Within hours, they then re-released the slightly modified albums back onto file-sharing networks and BitTorrent sites such as OiNK and The Pirate Bay. “If you illegally download music on the internet the chances that our work is in your collection is very, very likely! In fact, you might have a whole lot of us!”, they claim. In fact, ‘Polluting’ P2P networks with this music didn’t end the spread. TOTC have seen their works spread as far as radio stations. No prizes for guessing where they got it from.
It all started around 4 years ago, a member of TOTC downloaded an album only to hear that someone had tampered with it in the middle. This got them thinking: “What if this problem got more insidious, subtle, and widespread? What if there was a network of musicians who got a hold of albums right as they leaked, added subtle yet very much additional overdubs all over the album, and then re-leaked it to the internet?” That’s exactly what they have been doing for the past few years.

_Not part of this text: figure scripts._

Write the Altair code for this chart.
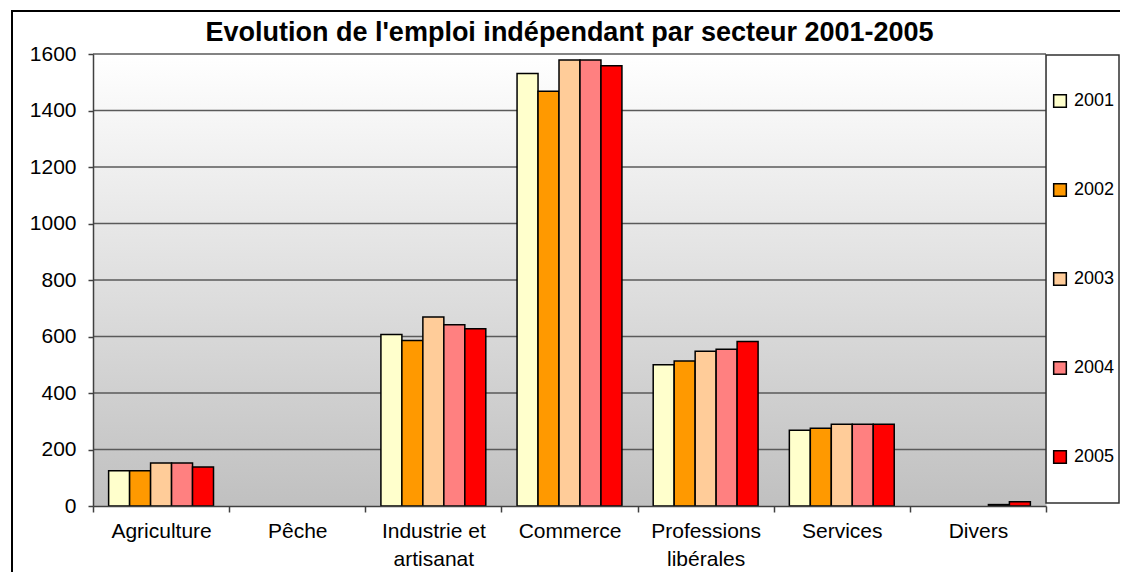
import altair as alt
import pandas as pd

categories = ["Agriculture", "Pêche", "Industrie et artisanat", "Commerce",
              "Professions libérales", "Services", "Divers"]
years = ["2001", "2002", "2003", "2004", "2005"]
v2001 = [125, 0, 607, 1531, 500, 268, 0]
v2002 = [125, 0, 586, 1468, 513, 275, 0]
v2003 = [152, 0, 669, 1579, 548, 289, 0]
v2004 = [152, 0, 642, 1579, 555, 289, 5]
v2005 = [138, 0, 627, 1558, 582, 289, 15]
colors = ["#FFFFCC", "#FF9900", "#FFCC99", "#FF8080", "#FF0000"]
grid_values = [200, 400, 600, 800, 1000, 1200, 1400, 1600]
y_ticks = [0, 200, 400, 600, 800, 1000, 1200, 1400, 1600]
title_text = ["Evolution de l'emploi indépendant par secteur 2001-2005"]

series = [v2001, v2002, v2003, v2004, v2005]
rows = []
for yr, vals in zip(years, series):
    for c, v in zip(categories, vals):
        rows.append({"secteur": c, "annee": yr, "valeur": v})
df = pd.DataFrame(rows)

W, H = 953, 452
FONT = "Liberation Sans, Arial, sans-serif"

label_expr = ("datum.label == 'Industrie et artisanat' ? ['Industrie et', 'artisanat'] : "
              "datum.label == 'Professions libérales' ? ['Professions', 'libérales'] : datum.label")

one = pd.DataFrame({"k": [0]})

bg = alt.Chart(one).mark_rect(
    color=alt.Gradient(gradient="linear",
                       stops=[alt.GradientStop(color="#FFFFFF", offset=0),
                              alt.GradientStop(color="#C0C0C0", offset=1)],
                       x1=0, x2=0, y1=0, y2=1)
).encode(x=alt.value(0), x2=alt.value(W), y=alt.value(0), y2=alt.value(H))

grid = alt.Chart(pd.DataFrame({"g": grid_values})).mark_rule(
    color="#5A5A5A", strokeWidth=1.5
).encode(y=alt.Y("g:Q", scale=alt.Scale(domain=[0, 1600])), x=alt.value(0), x2=alt.value(W))

bars = alt.Chart(df).transform_filter("datum.valeur > 0").mark_bar(
    stroke="#000000", strokeWidth=1.5
).encode(
    x=alt.X("secteur:N", sort=categories,
            scale=alt.Scale(domain=categories, paddingInner=0, paddingOuter=0),
            axis=alt.Axis(title=None, labelAngle=0, labelExpr=label_expr, tickBand="extent",
                          labelFontSize=21, labelFont=FONT, labelColor="#000000",
                          labelPadding=8, labelLineHeight=28,
                          domainColor="#404040", domainWidth=1.5, tickColor="#404040",
                          tickWidth=1.5, tickSize=6, zindex=1, grid=False)),
    xOffset=alt.XOffset("annee:N", sort=years,
                        scale=alt.Scale(domain=years, paddingInner=0, paddingOuter=0.745)),
    y=alt.Y("valeur:Q", scale=alt.Scale(domain=[0, 1600], nice=False),
            axis=alt.Axis(title=None, values=y_ticks, format="d", grid=False, labelFontSize=21,
                          labelFont=FONT, labelColor="#000000", labelPadding=12,
                          domainColor="#404040", domainWidth=1.5, tickColor="#404040",
                          tickWidth=1.5, tickSize=5, zindex=1)),
    color=alt.Color("annee:N", sort=years,
                    scale=alt.Scale(domain=years, range=colors),
                    legend=alt.Legend(title=None, orient="none", legendX=958, legendY=38,
                                      direction="vertical", symbolType="square",
                                      symbolSize=160, symbolStrokeColor="#000000",
                                      symbolStrokeWidth=1.5, labelFontSize=18,
                                      labelFont=FONT, labelColor="#000000",
                                      labelOffset=5, rowPadding=69, padding=0,
                                      labelLimit=200)),
)

title = alt.Chart(pd.DataFrame({"t": title_text})).mark_text(
    font=FONT, fontSize=27, fontWeight="bold", color="#000000",
    align="center", baseline="middle"
).encode(text="t:N", x=alt.value(W / 2), y=alt.value(-21))

legend_box = alt.Chart(one).mark_rect(
    fill="#FFFFFF", fillOpacity=0, stroke="#303030", strokeWidth=1.5
).encode(x=alt.value(W), x2=alt.value(1026), y=alt.value(1), y2=alt.value(449))

outer = alt.Chart(one).mark_rect(
    fill="#FFFFFF", fillOpacity=0, stroke="#000000", strokeWidth=2
).encode(x=alt.value(-81), x2=alt.value(W + 300), y=alt.value(-43), y2=alt.value(H + 300))

chart = alt.layer(bg, grid, bars, legend_box, outer, title).resolve_scale(y="shared").properties(
    width=W, height=H,
    autosize=alt.AutoSizeParams(type="none"),
    padding={"left": 85, "top": 46, "right": 74, "bottom": 66},
).configure_view(stroke=None).configure(background="#FFFFFF")

chart.save("out.html", embed_options={"renderer": "svg", "actions": False})
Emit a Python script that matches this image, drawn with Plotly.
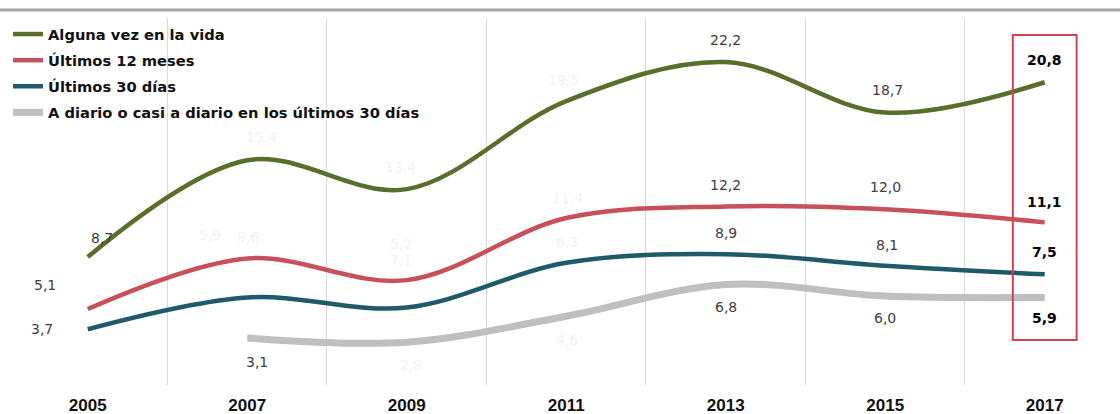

Even though the group seem to want to ‘pollute’ P2P networks with these ‘remixes’, they also dislike the music industry:
Attempting to police and punish “illegal downloaders” with lawsuits and fines is misguided and, in our opinion, a waste of time. This model treats the music fans as criminals. That’s an insane business model. But we expect nothing less than insanity from large, crumbling corporations. We do not know how the music industry will change in the next few years and we don’t know how a method will arise to ensure that musicians are properly paid for their recorded work. We have no solutions.
TOTC, who are all members of other active bands, say they have even released tampered versions of their own songs, and uploaded them to the Internet. “That was particularly fun for us.” they said. But what is the group’s opinion on file-sharing itself? They say they don’t think it’s wrong and download stuff themselves to test before buying on physical media.
So what was their motivation to do this?
“All we wanted to do was fuck with the treasure everyone’s hunting for to realign everyone’s perspective.”
We contacted TOTC for some additional information, but they haven’t replied so far. The Overdub Tampering Committee manifesto can be found here. (via Idolator)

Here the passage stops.